CFU, BAZ join to stimulate investment

http://www.thestandard.co.zw/

Sunday, 11 March 2012 10:22

BY KUDZAI CHIMHANGWA
THE Commercial Farmers Union (CFU) and the Bankers Association of Zimbabwe 
(BAZ) are working on improving the country’s productive sector capacity by 
stimulating investment inflows leveraging on the real estate sector as 
collateral. The arrangement entails private enterprise mobilising funds and 
resources against the value of existing structures. They will also engage 
the government to act as a guarantor to mortgage transactions that are 
financed by foreign investors.

CFU president, Charles Taffs, said that should the arrangement be taken up 
at policy level, then this would ultimately lead to less dependence by the 
country’s productive sectors on the state.

“We want to mobilise funding for the productive base, this effectively 
reduces high dependence on imports as is currently the case and also 
increases the tax base translating into more revenue inflows for the 
fiscus,” said Taffs.

“Under this arrangement, the Ministry of Finance would need to ring fence 
investment into the mortgage market, thereby providing a guarantee for the 
ability to remit while payments will not change for the duration of the 
loan.”

Before the inception of the inclusive government in 2009, Zimbabwe endured a 
protracted period of economic decline, characterised by world record 
hyperinflation, a massive flight of foreign capital and reduced foreign 
direct investment inflows.

Perceived country risk and outstanding arrears to multilateral financiers, 
among other issues, only served to accentuate the country’s isolation from 
the international community.

However, the economic stability brought about by the inclusive government 
left investors with real estate as the only asset class salvaged as savings 
in banks were eroded overnight with the adoption of the multicurrency 
regime.

The international community presently has a voracious appetite for new and 
emerging markets, he said.

BAZ president, John Mushayavanhu, said the arrangement would entail the 
creation of a cluster that would pool together real estate assets, which 
would consequently be used as collateral to secure five to 10-year financing 
from international investors.

“It would be a consortium in collaboration with local banks; banks which 
have customers who are borrowing on the basis of providing security in the 
form of real estate,” said Mushayavanhu.

“This will also lead towards a reduction in the cost of borrowing. We 
shouldn’t have problems with this type of arrangement.”

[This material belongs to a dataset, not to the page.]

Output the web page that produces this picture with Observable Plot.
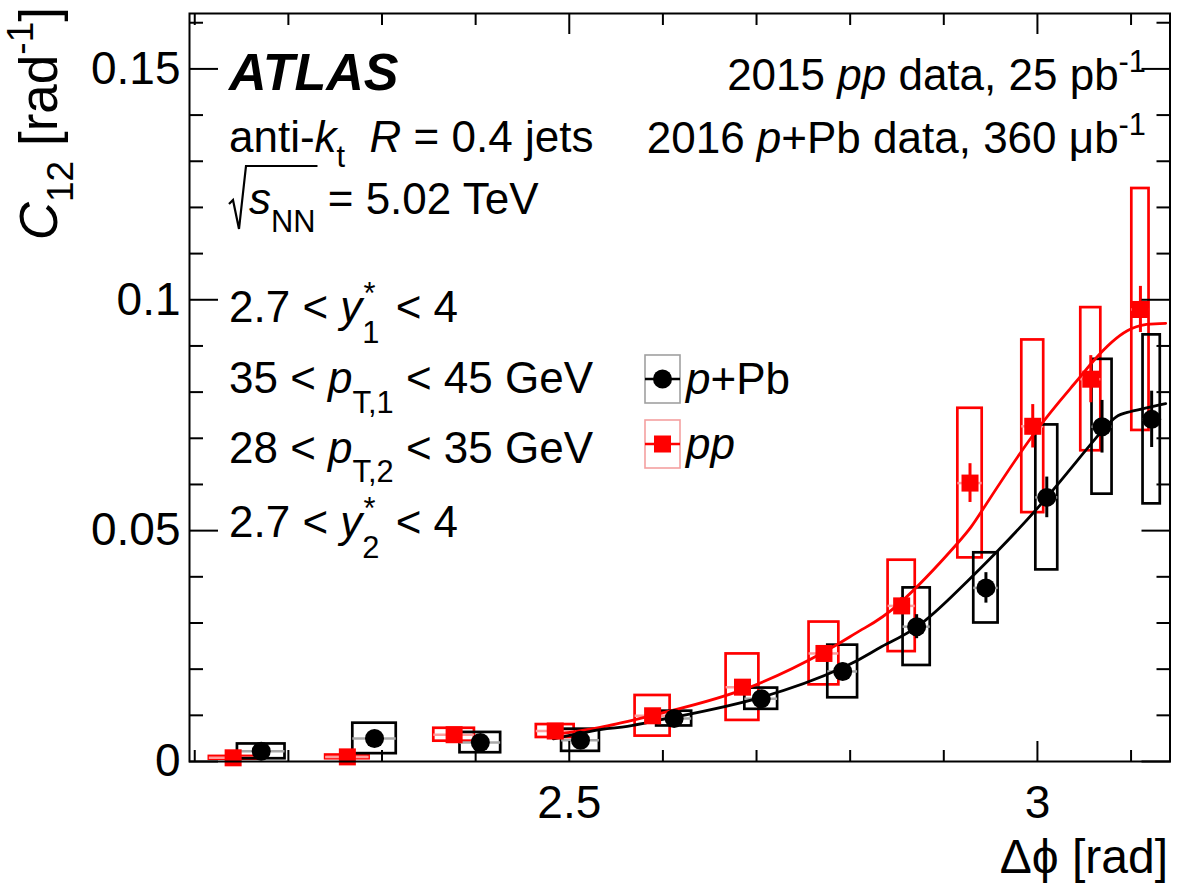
<!DOCTYPE html>
<html>
<head>
<meta charset="utf-8">
<script src="https://cdn.jsdelivr.net/npm/d3@7"></script>
<script src="https://cdn.jsdelivr.net/npm/@observablehq/plot@0.6"></script>
<style>
  html, body { margin: 0; padding: 0; background: #fff; }
  #chart { width: 1182px; height: 886px; }
  svg text { font-family: "Liberation Sans", Arial, Helvetica, sans-serif; }
</style>
</head>
<body>
<div id="chart"></div>
<script>
// C12 dijet correlation vs. azimuthal separation, 2.7 < y* < 4, 35-45 / 28-35 GeV

// p+Pb (2016) points
const dphiPPb = [2.171, 2.292, 2.405, 2.512, 2.612, 2.705, 2.792, 2.871, 2.945, 3.010, 3.069, 3.122];
const c12PPb  = [0.0022, 0.0050, 0.0041, 0.0046, 0.0093, 0.0136, 0.0195, 0.0292, 0.0376, 0.0572, 0.0725, 0.0741];
const statPPb = [0.0004, 0.0008, 0.0007, 0.0008, 0.0009, 0.0012, 0.0018, 0.0026, 0.0033, 0.0044, 0.0057, 0.0061];
const sysPPb  = [0.0016, 0.0033, 0.0022, 0.0024, 0.0016, 0.0023, 0.0057, 0.0084, 0.0076, 0.0157, 0.0146, 0.0183];

// pp (2015) points
const dphiPP = [2.141, 2.263, 2.377, 2.485, 2.589, 2.685, 2.772, 2.855, 2.928, 2.995, 3.057, 3.110];
const c12PP  = [0.0008, 0.0010, 0.0058, 0.0066, 0.0099, 0.0161, 0.0234, 0.0337, 0.0603, 0.0726, 0.0828, 0.0979];
const statPP = [0.0003, 0.0003, 0.0005, 0.0005, 0.0008, 0.0010, 0.0013, 0.0018, 0.0042, 0.0047, 0.0051, 0.0050];
const sysPP  = [0.0003, 0.0004, 0.0014, 0.0014, 0.0044, 0.0072, 0.0068, 0.0099, 0.0162, 0.0187, 0.0155, 0.0262];

// half width of the systematic boxes in each bin (rad)
const binHalfWidth = [0.0254, 0.0232, 0.0217, 0.0202, 0.0187, 0.0175, 0.0159, 0.0145, 0.0130, 0.0117, 0.0107, 0.0092];

// fitted curves
const fitPPbX = [2.483, 2.533, 2.562, 2.612, 2.705, 2.793, 2.832, 2.871, 2.914, 2.958, 3.010, 3.069, 3.096, 3.137];
const fitPPbY = [0.0049, 0.0069, 0.0076, 0.0096, 0.0139, 0.0204, 0.0247, 0.0291, 0.0368, 0.0457, 0.0572, 0.0716, 0.0756, 0.0775];
const fitPPX  = [2.483, 2.533, 2.589, 2.685, 2.772, 2.811, 2.853, 2.914, 2.943, 2.995, 3.039, 3.060, 3.096, 3.137];
const fitPPY  = [0.0058, 0.0074, 0.0100, 0.0155, 0.0237, 0.0284, 0.0343, 0.0471, 0.0550, 0.0706, 0.0817, 0.0868, 0.0933, 0.0949];

// axis ticks and labels
const yMajor = [0, 0.05, 0.1, 0.15];
const yTickLabels = ["0", "0.05", "0.1", "0.15"];
const xMajor = [2.5, 3];
const xTickLabels = ["2.5", "3"];
const yMinor = d3.range(1, 17).filter(i => i % 5 !== 0).map(i => i / 100);
const xMinor = [2.1, 2.2, 2.3, 2.4, 2.6, 2.7, 2.8, 2.9, 3.1];

const series = [
  {key: "pp", color: "#ff0000", light: "#ff9c9c", boxKey: "#f4a0a0", symbol: "square", r: 9.6,
   x: dphiPP, y: c12PP, stat: statPP, sys: sysPP, fitX: fitPPX, fitY: fitPPY},
  {key: "pPb", color: "#000000", light: "#a8a8a8", boxKey: "#a0a0a0", symbol: "circle", r: 9.5,
   x: dphiPPb, y: c12PPb, stat: statPPb, sys: sysPPb, fitX: fitPPbX, fitY: fitPPbY}
];

const rowsOf = s => s.x.map((x, i) => ({x, y: s.y[i], stat: s.stat[i], sys: s.sys[i], hw: binHalfWidth[i]}));
const fitOf = s => s.fitX.map((x, i) => ({x, y: s.fitY[i]}));

const boxMarks = series.flatMap(s => [
  Plot.rect(rowsOf(s), {x1: d => d.x - d.hw, x2: d => d.x + d.hw, y1: d => d.y - d.sys, y2: d => d.y + d.sys,
    fill: "none", stroke: s.color, strokeWidth: 2.7, clip: true}),
  Plot.ruleY(rowsOf(s), {y: "y", x1: d => d.x - d.hw, x2: d => d.x + d.hw, stroke: s.light, strokeWidth: 2.5})
]);
const fitMarks = series.map(s => Plot.line(fitOf(s), {x: "x", y: "y", curve: "natural", stroke: s.color, strokeWidth: 2.8}));
const pointMarks = series.flatMap(s => [
  Plot.ruleX(rowsOf(s), {x: "x", y1: d => d.y - d.stat, y2: d => d.y + d.stat, stroke: s.color, strokeWidth: 3}),
  Plot.dot(rowsOf(s), {x: "x", y: "y", symbol: s.symbol, r: s.r, fill: s.color, stroke: "none"})
]);

const tickAxis = (axis, anchor, ticks, size) =>
  axis({anchor, ticks, tickSize: -size, tickFormat: () => "", strokeWidth: 2, label: null});

const plot = Plot.plot({
  width: 1182,
  height: 886,
  marginLeft: 189,
  marginRight: 12.5,
  marginTop: 13,
  marginBottom: 125,
  style: {background: "white", color: "black", fontFamily: "Liberation Sans, Arial, sans-serif", overflow: "visible"},
  x: {domain: [2 * Math.PI / 3, Math.PI]},
  y: {domain: [0, 0.162]},
  marks: [
    ...boxMarks,
    ...fitMarks,
    ...pointMarks,
    Plot.frame({stroke: "black", strokeWidth: 2}),
    tickAxis(Plot.axisY, "left", yMajor, 29),
    tickAxis(Plot.axisY, "right", yMajor, 29),
    tickAxis(Plot.axisY, "left", yMinor, 14),
    tickAxis(Plot.axisY, "right", yMinor, 14),
    tickAxis(Plot.axisX, "bottom", xMajor, 20),
    tickAxis(Plot.axisX, "top", xMajor, 20),
    tickAxis(Plot.axisX, "bottom", xMinor, 11),
    tickAxis(Plot.axisX, "top", xMinor, 11),
    Plot.axisY({anchor: "left", ticks: yMajor, tickSize: 0, tickPadding: 9, fontSize: 46,
      tickFormat: d => yTickLabels[yMajor.indexOf(d)], label: null}),
    Plot.axisX({anchor: "bottom", ticks: xMajor, tickSize: 0, tickPadding: 24, fontSize: 46,
      tickFormat: d => xTickLabels[xMajor.indexOf(d)], label: null})
  ]
});

document.getElementById("chart").appendChild(plot);

// ---- rich text annotations (sub/superscripts) ----
const svg = d3.select(plot);
const FS = 44;

function rich(x, y, segs, {anchor = "start", size = FS, weight = null, transform = null} = {}) {
  const t = svg.append("text")
    .attr("x", x).attr("y", y)
    .attr("font-size", size)
    .attr("text-anchor", anchor)
    .attr("fill", "black");
  if (weight) t.attr("font-weight", weight);
  if (transform) t.attr("transform", transform).attr("x", 0).attr("y", 0);
  let shift = 0;
  for (const s of segs) {
    const seg = typeof s === "string" ? {t: s} : s;
    const target = seg.sub ? size * (seg.drop ?? 0.36) : seg.sup ? -size * (seg.rise ?? 0.42) : 0;
    const ts = t.append("tspan")
      .attr("dy", target - shift)
      .attr("font-size", (seg.sub || seg.sup) ? size * 0.7 : size)
      .text(seg.t);
    if (seg.it) ts.attr("font-style", "italic");
    if (seg.dx) ts.attr("dx", seg.dx);
    shift = target;
  }
  return t;
}

const L = 229;
rich(L, 90, [{t: "ATLAS", it: true}], {size: 52, weight: "bold"});
rich(L, 152, ["anti-", {t: "k", it: true}, {t: "t", sub: true, drop: 0.34}, {t: "  "}, {t: "R", it: true}, " = 0.4 jets"]);

// √s_NN line: radical drawn as a path over the text
const sq = rich(L + 20, 214, [{t: "s", it: true}, {t: "NN", sub: true, drop: 0.42}, " = 5.02 TeV"]);
{
  const nn = sq.selectAll("tspan").nodes();
  const b1 = nn[1].getBBox();
  const xEnd = b1.x + b1.width + 2;
  const top = 166;
  svg.append("path")
    .attr("d", `M${L},${204} L${L + 4},${200} L${L + 10},${229} L${L + 17},${top} L${xEnd},${top}`)
    .attr("fill", "none").attr("stroke", "black").attr("stroke-width", 2.2);
}

const R = 1146;
rich(R, 90, ["2015 ", {t: "pp", it: true}, " data, 25 pb", {t: "-1", sup: true}], {anchor: "end"});
rich(R, 153, ["2016 ", {t: "p", it: true}, "+Pb data, 360 μb", {t: "-1", sup: true}], {anchor: "end"});

rich(L, 322, ["2.7 < ", {t: "y", it: true}, {t: "1", sub: true, drop: 0.48}, {t: "*", sup: true, rise: 0.42, dx: -16}, {t: " < 4", dx: 8}]);
rich(L, 393, ["35 < ", {t: "p", it: true}, {t: "T,1", sub: true, drop: 0.46}, " < 45 GeV"]);
rich(L, 463, ["28 < ", {t: "p", it: true}, {t: "T,2", sub: true, drop: 0.44}, " < 35 GeV"]);
rich(L, 537, ["2.7 < ", {t: "y", it: true}, {t: "2", sub: true, drop: 0.48}, {t: "*", sup: true, rise: 0.4, dx: -16}, {t: " < 4", dx: 8}]);

// legend
const legend = [
  {s: series[1], y: 379, label: [{t: "p", it: true}, "+Pb"]},
  {s: series[0], y: 444, label: [{t: "pp", it: true}]}
];
for (const e of legend) {
  const g = svg.append("g");
  g.append("rect").attr("x", 645).attr("y", e.y - 24).attr("width", 35).attr("height", 48)
    .attr("fill", "none").attr("stroke", e.s.boxKey).attr("stroke-width", 1.6);
  g.append("line").attr("x1", 645).attr("x2", 680).attr("y1", e.y).attr("y2", e.y)
    .attr("stroke", e.s.color).attr("stroke-width", 2.6);
  if (e.s.symbol === "circle") {
    g.append("circle").attr("cx", 662.5).attr("cy", e.y).attr("r", 9.5).attr("fill", e.s.color);
  } else {
    g.append("rect").attr("x", 662.5 - 8.5).attr("y", e.y - 8.5).attr("width", 17).attr("height", 17).attr("fill", e.s.color);
  }
  rich(686, e.y + 15, e.label);
}

// axis titles
rich(0, 0, [{t: "C", it: true}, {t: "12", sub: true, drop: 0.3}, " [rad", {t: "-1", sup: true, rise: 0.45}, "]"],
  {anchor: "end", size: 53, transform: "translate(57,7) rotate(-90)"});
rich(1168, 873, ["Δϕ [rad]"], {anchor: "end", size: 48});
</script>
</body>
</html>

He added that the country risk needed to be underwritten.

Zim experiencing more cash outflow:Taffs

Zimbabwe is presently experiencing a huge liquidity crisis as the 
export/import ratios are out of control while the export bill remains high.

“Consequently a lot more cash is going out (of the country) than that coming 
in,” said Taffs.

“When the finance ministry provides this guarantee, the CFU then goes into 
the international market to search for wholesale money, bring it back to the 
country and lend it against the value of existing assets.